Yesterday we celebrated the first International Day to Protect Education from Attack. In 2011, Security Council resolution 1998 called to ensure that schools are protected and expanded the listing criteria of the Annual Report on Children and Armed Conflict to include attacks on schools, and attacks and threats on education personnel. In 2014, in Resolution 2143, the Council recognised that the military use of schools is critically affecting children’s access to education but decided not to expand listing criteria, calling instead for Member States to take “concrete measures” to deter from the military use of schools. Some member states took up this challenge and launched the Safe Schools Declaration in 2015, which today boasts 105 signatories demonstrating that where there is a will, there is a way. Such progress is welcome but, unfortunately, it is not enough.
I am concerned that this violation does not decrease over the years; on the contrary, there seems to be an emerging tactic of war, particularly in the Sahel, where schools are targeted precisely because they are schools, and even more if they cater to girls. In the last two years in Mali, for example, teachers were threatened and killed; education facilities demolished, and learning material burnt leading to the closure of over 1,260 schools, even before COVID-19. Similarly, the last twelve months have seen a rise in attacks against schools and protected personnel in Burkina Faso, including the burning of schools and the kidnapping of teachers forcing 2,500 schools to shut down, depriving hundreds of thousands of children from education. In other parts of the world, such as Asia and Latin America, we are also seeing an increase in attacks to education in indigenous communities. While some conflict- affected states, such as The Philippines, Myanmar and the Central African Republic, have adopted legislation protecting schools from attack and criminalizing the six grave violations, they are still at the early stages of implementation and more needs to be done to speed delivery.

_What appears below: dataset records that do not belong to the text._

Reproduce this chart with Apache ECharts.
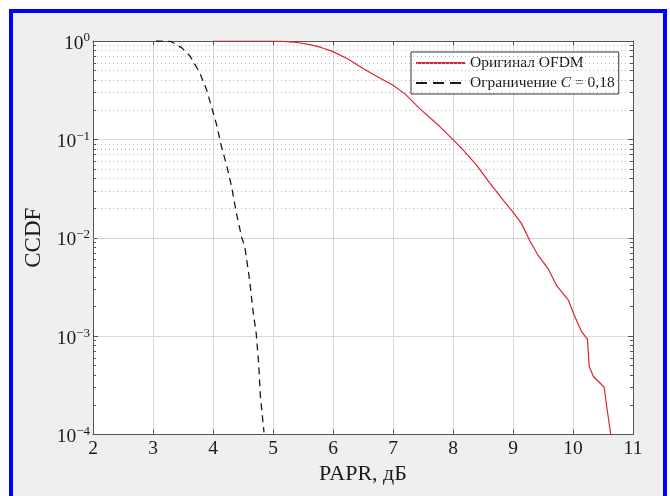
<!DOCTYPE html>
<html>
<head>
<meta charset="utf-8">
<script src="https://cdn.jsdelivr.net/npm/echarts@6/dist/echarts.min.js"></script>
<style>
  html, body { margin: 0; padding: 0; background: #fff; }
  #frame { position: absolute; left: 9px; top: 9px; width: 650px; height: 500px; border: 4px solid #0000ff; background: #efefef; }
  #chart { position: absolute; left: 0; top: 0; width: 670px; height: 496px; }
</style>
</head>
<body>
<div id="frame"></div>
<div id="chart"></div>
<script>
// PAPR, дБ  /  CCDF
var origName = 'Оригинал OFDM';
var origX = [4.0, 5.0, 5.17, 5.4, 5.62, 5.8, 5.99, 6.25, 6.5, 6.75, 7.0, 7.2, 7.45, 7.78, 8.03, 8.17, 8.39, 8.62, 8.84, 9.0, 9.14, 9.28, 9.42, 9.59, 9.73, 9.92, 10.03, 10.14, 10.24, 10.27, 10.34, 10.52, 10.56, 10.63];
var origCcdf = [1, 1, 0.993, 0.965, 0.918, 0.86, 0.785, 0.655, 0.525, 0.43, 0.355, 0.29, 0.204, 0.135, 0.0955, 0.0776, 0.055, 0.0355, 0.024, 0.0182, 0.014, 0.00933, 0.00661, 0.00479, 0.00324, 0.00234, 0.00158, 0.00112, 0.000933, 0.00049, 0.000389, 0.000302, 0.000195, 0.0001];

var clipName = 'Ограничение C = 0,18';
var clipX = [3.05, 3.3, 3.48, 3.62, 3.78, 3.89, 3.97, 4.06, 4.14, 4.23, 4.31, 4.39, 4.48, 4.53, 4.61, 4.67, 4.72, 4.76, 4.79, 4.85];
var clipCcdf = [1, 0.989, 0.851, 0.7, 0.473, 0.324, 0.219, 0.141, 0.0851, 0.0537, 0.0331, 0.0178, 0.01, 0.00813, 0.00372, 0.00174, 0.00107, 0.000537, 0.000245, 0.000105];

var xMin = 2, xMax = 11;
var yMin = 1e-4, yMax = 1;
var decades = [1e-4, 1e-3, 1e-2, 1e-1];
var minorSteps = [2, 3, 4, 5, 6, 7, 8, 9];

var font = '"Liberation Serif", "DejaVu Serif", serif';
var axisColor = '#555';
var textColor = '#1a1a1a';

function pairs(xs, ys) {
  return xs.map(function (x, i) { return [x, ys[i]]; });
}

// minor log grid (2..9 in each decade) and minor ticks, drawn through markLine
var minorVals = [];
decades.forEach(function (d) {
  minorSteps.forEach(function (k) { minorVals.push(k * d); });
});
var tickStyle = { type: 'solid', color: axisColor, width: 1 };
var minorLines = [];
minorVals.forEach(function (v) {
  minorLines.push({ yAxis: v });
  minorLines.push([{ coord: [xMin, v], lineStyle: tickStyle }, { coord: [xMin + 0.05, v] }]);
  minorLines.push([{ coord: [xMax - 0.05, v], lineStyle: tickStyle }, { coord: [xMax, v] }]);
});

var chart = echarts.init(document.getElementById('chart'), null, { renderer: 'canvas' });

var yLabel = {
  fontFamily: font,
  color: textColor,
  margin: 3,
  showMinLabel: true,
  showMaxLabel: true,
  padding: [3, 0, 0, 0],
  formatter: function (v) {
    var e = Math.round(Math.log10(v));
    return '{b|10}{s|' + (e === 0 ? '0' : '\u2212' + (-e)) + '}';
  },
  rich: {
    b: { fontFamily: font, fontSize: 19.5, color: textColor, lineHeight: 22, verticalAlign: 'bottom' },
    s: { fontFamily: font, fontSize: 13, color: textColor, lineHeight: 13, verticalAlign: 'top', padding: [0, 0, 11.5, 0] }
  }
};

var option = {
  animation: false,
  backgroundColor: 'transparent',
  grid: {
    left: 93, top: 41, right: 37, bottom: 61.5,
    show: true, backgroundColor: '#fff', borderWidth: 0
  },
  legend: {
    data: [
      { name: origName },
      { name: clipName, lineStyle: { type: [11, 6] } }
    ],
    orient: 'vertical',
    left: 411, top: 52,
    padding: [3, 4, 3, 4],
    itemWidth: 49, itemHeight: 18, itemGap: 4,
    backgroundColor: '#fff',
    borderColor: '#333', borderWidth: 1, borderRadius: 0,
    itemStyle: { opacity: 0 },
    textStyle: {
      fontFamily: font, fontSize: 15.5, color: textColor,
      rich: {
        i: { fontFamily: font, fontSize: 15.5, fontStyle: 'italic', color: textColor }
      }
    },
    formatter: function (name) {
      return name.replace(' C ', ' {i|C} ');
    }
  },
  xAxis: [{
    type: 'value', min: xMin, max: xMax, interval: 1,
    name: 'PAPR, дБ', nameLocation: 'middle', nameGap: 27,
    nameTextStyle: { fontFamily: font, fontSize: 22, color: textColor },
    axisLine: { lineStyle: { color: axisColor, width: 1 } },
    axisTick: { inside: true, length: 5, lineStyle: { color: axisColor } },
    axisLabel: { fontFamily: font, fontSize: 19.5, color: textColor, margin: 4, showMinLabel: true, showMaxLabel: true },
    splitLine: { show: true, lineStyle: { color: '#d9d9d9', width: 1 } }
  }, {
    type: 'value', min: xMin, max: xMax, interval: 1, position: 'top',
    axisLine: { lineStyle: { color: axisColor, width: 1 } },
    axisTick: { inside: true, length: 5, lineStyle: { color: axisColor } },
    axisLabel: { show: false },
    splitLine: { show: false }
  }],
  yAxis: [{
    type: 'log', logBase: 10, min: yMin, max: yMax,
    name: 'CCDF', nameLocation: 'middle', nameGap: 41,
    nameTextStyle: { fontFamily: font, fontSize: 23, color: textColor },
    axisLine: { show: true, lineStyle: { color: axisColor, width: 1 } },
    axisTick: { show: true, inside: true, length: 5, lineStyle: { color: axisColor } },
    axisLabel: yLabel,
    splitLine: { show: true, lineStyle: { color: '#d9d9d9', width: 1 } }
  }, {
    type: 'log', logBase: 10, min: yMin, max: yMax, position: 'right',
    axisLine: { show: true, lineStyle: { color: axisColor, width: 1 } },
    axisTick: { show: true, inside: true, length: 5, lineStyle: { color: axisColor } },
    axisLabel: { show: false },
    splitLine: { show: false }
  }],
  series: [{
    // minor grid and minor ticks
    name: 'minor',
    type: 'line',
    data: [],
    silent: true,
    markLine: {
      silent: true,
      symbol: ['none', 'none'],
      label: { show: false },
      lineStyle: { type: [1, 3], color: '#b8b8b8', width: 1 },
      data: minorLines
    }
  }, {
    name: origName,
    type: 'line',
    data: pairs(origX, origCcdf),
    symbol: 'none',
    showSymbol: false,
    lineStyle: { color: '#dd2233', width: 1.2 },
    itemStyle: { color: '#dd2233' },
    z: 5
  }, {
    name: clipName,
    type: 'line',
    data: pairs(clipX, clipCcdf),
    symbol: 'none',
    showSymbol: false,
    lineStyle: { color: textColor, width: 1.3, type: [7, 5] },
    itemStyle: { color: textColor },
    z: 5
  }]
};

chart.setOption(option);
</script>
</body>
</html>
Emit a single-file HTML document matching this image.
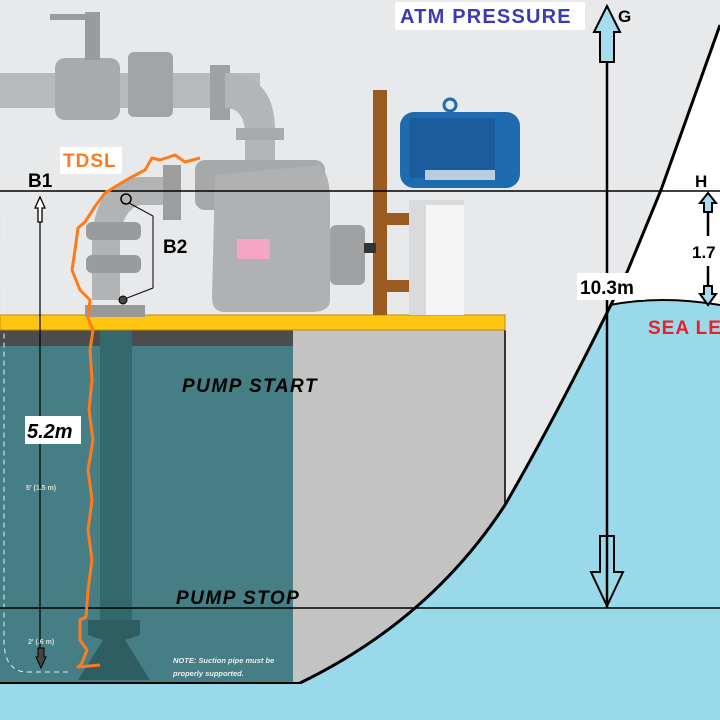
<!DOCTYPE html>
<html><head><style>
html,body{margin:0;padding:0;background:#e8e9eb}
svg{display:block}
text{font-family:"Liberation Sans",Arial,sans-serif;font-weight:bold}
</style></head><body>
<svg width="720" height="720" viewBox="0 0 720 720" xmlns="http://www.w3.org/2000/svg">
<rect width="720" height="720" fill="#e8e9eb"/>
<path d="M720,25 L661,190 L628,270 L610,305 L720,305 Z" fill="#ffffff"/>
<path d="M610,305 Q660,295 720,305 L720,720 L0,720 L0,683 L300,683 Q430,620 505,505 Q560,410 610,305 Z" fill="#9ad9e9"/>
<path d="M610,305 Q660,295 720,305" fill="none" stroke="#000" stroke-width="2"/>
<path d="M293,330 L505,330 L505,505 Q430,620 300,683 L293,683 Z" fill="#c3c3c3"/>
<line x1="505" y1="330" x2="505" y2="505" stroke="#000" stroke-width="1.5"/>
<rect x="0" y="330" width="293" height="16" fill="#4a4d4e"/>
<rect x="0" y="346" width="293" height="337" fill="#457f85"/>
<rect x="100" y="330" width="32" height="290" fill="#33686c"/>
<path d="M88,620 L140,620 L140,635 L125,640 L150,680 L78,680 L103,640 L88,635 Z" fill="#2f5e62"/>
<path d="M8,200 Q4,200 4,215 L4,640 Q4,670 25,672 L68,672" fill="none" stroke="#eee" stroke-width="1" stroke-dasharray="5,4"/>
<line x1="0" y1="683" x2="300" y2="683" stroke="#000" stroke-width="2"/>
<path d="M720,25 L661,190 L628,270 Q560,410 505,505 Q430,620 300,683" fill="none" stroke="#000" stroke-width="3"/>
<rect x="0" y="315" width="505" height="15" fill="#ffc511" stroke="#c48a00" stroke-width="1"/>
<rect x="0" y="73" width="260" height="35" fill="#b8b9ba"/>
<rect x="55" y="58" width="65" height="62" rx="10" fill="#a9aaab"/>
<rect x="128" y="52" width="45" height="65" rx="6" fill="#a3a4a5"/>
<rect x="85" y="12" width="15" height="48" fill="#9a9b9c"/>
<rect x="50" y="14" width="50" height="6" fill="#9a9b9c"/>
<rect x="210" y="65" width="20" height="55" fill="#a0a1a2"/>
<path d="M225,73 Q275,75 275,130 L275,190 L245,190 L245,135 Q245,108 225,108 Z" fill="#b4b5b6"/>
<rect x="236" y="128" width="48" height="12" fill="#a9aaab"/>
<rect x="195" y="160" width="130" height="50" rx="10" fill="#a7a8a9"/>
<path d="M215,175 L320,165 Q330,175 330,200 L330,300 Q330,312 310,312 L225,312 Q212,312 212,298 Z" fill="#b0b1b2"/>
<path d="M165,177 L165,205 L140,205 Q122,210 120,240 L120,300 L92,300 L92,240 Q95,180 140,177 Z" fill="#b2b3b4"/>
<rect x="163" y="165" width="18" height="55" fill="#9c9d9e"/>
<rect x="86" y="222" width="55" height="18" rx="6" fill="#9a9b9c"/>
<rect x="86" y="255" width="55" height="18" rx="6" fill="#9a9b9c"/>
<rect x="85" y="305" width="60" height="12" fill="#999"/>
<rect x="330" y="225" width="35" height="60" rx="6" fill="#a0a1a2"/>
<rect x="237" y="239" width="33" height="20" fill="#f5a6c3"/>
<circle cx="126" cy="199" r="5" fill="none" stroke="#000" stroke-width="1.5"/>
<circle cx="123" cy="300" r="4" fill="#444" stroke="#000" stroke-width="1"/>
<path d="M129,203 L153,216 L153,288 L127,298" fill="none" stroke="#000" stroke-width="1"/>
<rect x="373" y="90" width="14" height="225" fill="#9a5b23"/>
<rect x="387" y="213" width="24" height="12" fill="#9a5b23"/>
<rect x="387" y="280" width="24" height="12" fill="#9a5b23"/>
<rect x="409" y="200" width="55" height="115" fill="#d9dadb"/>
<rect x="426" y="205" width="38" height="110" fill="#f5f5f5"/>
<rect x="364" y="243" width="12" height="10" fill="#333"/>
<rect x="400" y="112" width="120" height="76" rx="14" fill="#1f6bb0"/>
<rect x="410" y="118" width="85" height="60" fill="#1a5c9e"/>
<circle cx="450" cy="105" r="6" fill="none" stroke="#1f6bb0" stroke-width="3"/>
<rect x="425" y="170" width="70" height="10" fill="#b7cde0"/>
<line x1="0" y1="191" x2="720" y2="191" stroke="#000" stroke-width="1.5"/>
<line x1="0" y1="608" x2="720" y2="608" stroke="#000" stroke-width="1.5"/>
<line x1="40" y1="197" x2="40" y2="665" stroke="#000" stroke-width="1.2"/>
<path d="M40,197 L45,208 L42,208 L42,222 L38,222 L38,208 L35,208 Z" fill="#fff" stroke="#000" stroke-width="1.3"/>
<path d="M41,668 L46,657 L44,657 L44,648 L38,648 L38,657 L36,657 Z" fill="#444" stroke="#000" stroke-width="1"/>
<line x1="607" y1="6" x2="607" y2="608" stroke="#000" stroke-width="2.5"/>
<path d="M607,6 L620,32 L614,32 L614,62 L600,62 L600,32 L594,32 Z" fill="#a7dcef" stroke="#000" stroke-width="2"/>
<path d="M607,606 L623,572 L614,572 L614,536 L600,536 L600,572 L591,572 Z" fill="none" stroke="#000" stroke-width="2"/>
<line x1="708" y1="196" x2="708" y2="300" stroke="#000" stroke-width="2.5"/>
<path d="M708,193 L716,203 L712,203 L712,212 L704,212 L704,203 L700,203 Z" fill="#a7dcef" stroke="#000" stroke-width="2"/>
<path d="M708,305 L716,294 L712,294 L712,286 L704,286 L704,294 L700,294 Z" fill="#a7dcef" stroke="#000" stroke-width="2"/>
<rect x="690" y="236" width="30" height="30" fill="#fff"/>
<path d="M200,158 L185,162 L175,155 L160,160 L152,158 L145,170 L130,178 L118,185 L105,193 L96,205 L85,222 L78,228 L75,250 L72,270 L80,290 L90,300 L88,318 L93,330 L90,350 L92,380 L89,410 L93,440 L88,470 L92,500 L88,530 L92,560 L88,590 L86,617 L80,620 L80,640 L87,650 L82,663 L78,667 L100,665" fill="none" stroke="#ff7a1a" stroke-width="3" stroke-linejoin="round"/>
<rect x="395" y="2" width="190" height="28" fill="#fff"/>
<text x="400" y="23" font-size="20" letter-spacing="1.2" fill="#3a3ab8">ATM PRESSURE</text>
<text x="618" y="22" font-size="17" fill="#000">G</text>
<rect x="60" y="147" width="62" height="27" fill="#fff"/>
<text x="63" y="167" font-size="19" letter-spacing="1" fill="#ff7a1a">TDSL</text>
<text x="28" y="187" font-size="19" fill="#000">B1</text>
<text x="163" y="253" font-size="19" fill="#000">B2</text>
<text x="695" y="187" font-size="17" fill="#000">H</text>
<text x="692" y="258" font-size="17" fill="#000">1.7</text>
<rect x="577" y="273" width="68" height="27" fill="#fff"/>
<text x="580" y="294" font-size="19" fill="#000">10.3m</text>
<text x="648" y="334" font-size="19" letter-spacing="1" fill="#e8202a">SEA LE</text>
<text x="182" y="392" font-size="19" font-style="italic" letter-spacing="1.5" fill="#000">PUMP START</text>
<text x="176" y="604" font-size="19" font-style="italic" letter-spacing="1.5" fill="#000">PUMP STOP</text>
<rect x="25" y="416" width="56" height="28" fill="#fff"/>
<text x="27" y="438" font-size="20" font-style="italic" fill="#000">5.2m</text>
<text x="26" y="490" font-size="7" font-weight="normal" fill="#ddd">5' (1.5 m)</text>
<text x="28" y="644" font-size="7" font-weight="normal" fill="#ddd">2' (.6 m)</text>
<text x="173" y="663" font-size="7.5" font-style="italic" fill="#eee">NOTE: Suction pipe must be</text>
<text x="173" y="676" font-size="7.5" font-style="italic" fill="#eee">properly supported.</text>
</svg>
</body></html>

The present pandemic has made things worse. Closed schools and crumbling economies generate push and pull factors that favour recruitment and use, sexual exploitation and child marriage. Lockdowns have restrained and diminished children’s access to essential services. Empty schools may be an incentive for parties to conflict to loot or use schools for military purposes.
Cycles of violence against schools affect students, teachers, parents and communities alike. Parents are fearful of sending children to school, teachers leave schools due to insecurity and children are denied an education, the single most important tool they need to overcome despair and build a future. This must stop. Schools must remain safe havens where girls and boys can obtain education, without discrimination and without fear. Even at times of war and pandemic, we must do our utmost to ensure that all children -including those undergoing reintegration processes- receive quality education. Education is not a choice but a right.
Attacks against schools and their military use, is an attack on education producing negative effects on children and societies in multiple ways. I therefore urge all parties to conflict to better protect students and education personnel and to respect the civilian nature of school infrastructures and I remind governments that they have a duty to protect education, even at times of war and pandemics.
It is to be hoped that these measures and initiatives, including this open debate, will increase the momentum for action to improve the protection of schools and end attacks on education. Let us act now. Thank you.